Dataset excerpt >>
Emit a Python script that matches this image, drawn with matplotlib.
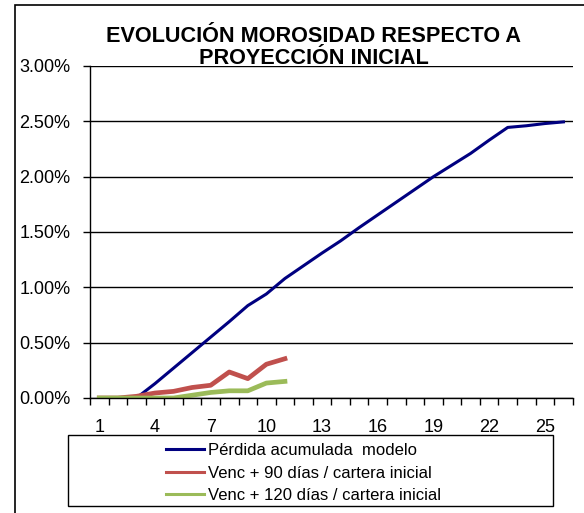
import matplotlib
matplotlib.use("Agg")
import matplotlib.pyplot as plt
from matplotlib.lines import Line2D
from matplotlib.patches import Rectangle
from matplotlib.ticker import FuncFormatter, FixedLocator

plt.rcParams['font.family'] = ['Liberation Sans', 'DejaVu Sans']

# data (values in %)
periods = list(range(1, 27))
perdida_modelo = [0.0, 0.0, 0.0, 0.13, 0.27, 0.41, 0.55, 0.69, 0.835, 0.94,
                  1.08, 1.195, 1.31, 1.42, 1.54, 1.655, 1.77, 1.885, 2.0, 2.105,
                  2.21, 2.33, 2.445, 2.46, 2.48, 2.495]
venc_90 = [0.0, 0.0, 0.015, 0.045, 0.06, 0.095, 0.115, 0.235, 0.175, 0.305, 0.355]
venc_120 = [0.0, 0.0, 0.0, 0.0, 0.0, 0.025, 0.05, 0.065, 0.065, 0.135, 0.15]

labels = ['Pérdida acumulada  modelo',
          'Venc + 90 días / cartera inicial',
          'Venc + 120 días / cartera inicial']
colors = ['#000080', '#C0504D', '#9BBB59']

W, H = 584, 513
fig = plt.figure(figsize=(W / 100, H / 100), dpi=100)
ax = fig.add_axes([90 / W, 1 - 398 / H, (572.7 - 90) / W, (398 - 66) / H])

# series
ax.plot(periods, perdida_modelo, color=colors[0], lw=2.2)
ax.plot(periods[:len(venc_90)], venc_90, color=colors[1], lw=3.4)
ax.plot(periods[:len(venc_120)], venc_120, color=colors[2], lw=3.4)

# axes setup
ax.set_xlim(0.5, 26.5)
ax.set_ylim(0, 3.0)
ax.set_yticks([0, 0.5, 1.0, 1.5, 2.0, 2.5, 3.0])
ax.yaxis.set_major_formatter(FuncFormatter(lambda v, p: '%.2f%%' % v))
ax.grid(axis='y', color='black', lw=1)
ax.set_axisbelow(True)

ax.xaxis.set_major_locator(FixedLocator(periods[::3]))
ax.xaxis.set_minor_locator(FixedLocator([p + 0.5 for p in [0] + periods]))
ax.tick_params(axis='x', which='major', length=0, pad=15, labelsize=13)
ax.tick_params(axis='x', which='minor', length=5, width=1, direction='out', color='black')
ax.tick_params(axis='y', length=5, width=1, direction='out', labelsize=13, pad=9)

for side in ['top', 'right']:
    ax.spines[side].set_visible(False)
for side in ['left', 'bottom']:
    ax.spines[side].set_color('black')
    ax.spines[side].set_linewidth(1)

# title
fig.text(314 / W, 1 - 47.5 / H, 'EVOLUCIÓN MOROSIDAD RESPECTO A\nPROYECCIÓN INICIAL',
         ha='center', va='center', fontsize=15.6, fontweight='bold', linespacing=1.05)

# legend box + legend (thin handles like the original)
fig.patches.append(Rectangle((68 / W, 1 - 506 / H), (553 - 68) / W, (506 - 435) / H,
                             transform=fig.transFigure, fill=False,
                             edgecolor='black', lw=1))
handles = [Line2D([], [], color=c, lw=2.2) for c in colors]
fig.legend(handles, labels, loc='upper left',
           bbox_to_anchor=(166 / W, 1 - 443 / H), frameon=False,
           fontsize=12, handlelength=2.3, handletextpad=0.2,
           labelspacing=0.45, borderpad=0, borderaxespad=0)

# chart area border
fig.patches.append(Rectangle((15 / W, -0.1), 1.2, 1.1 - 5 / H,
                             transform=fig.transFigure, fill=False,
                             edgecolor='black', lw=1.2))

fig.savefig('out.png', dpi=100)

Work to complete >> Whenever "matplotlib" turns up in a line, pick that line out.

Reply to the task >>
Emit a Python script that matches this image, drawn with matplotlib.
import matplotlib
matplotlib.use("Agg")
import matplotlib.pyplot as plt
from matplotlib.lines import Line2D
from matplotlib.patches import Rectangle
from matplotlib.ticker import FuncFormatter, FixedLocator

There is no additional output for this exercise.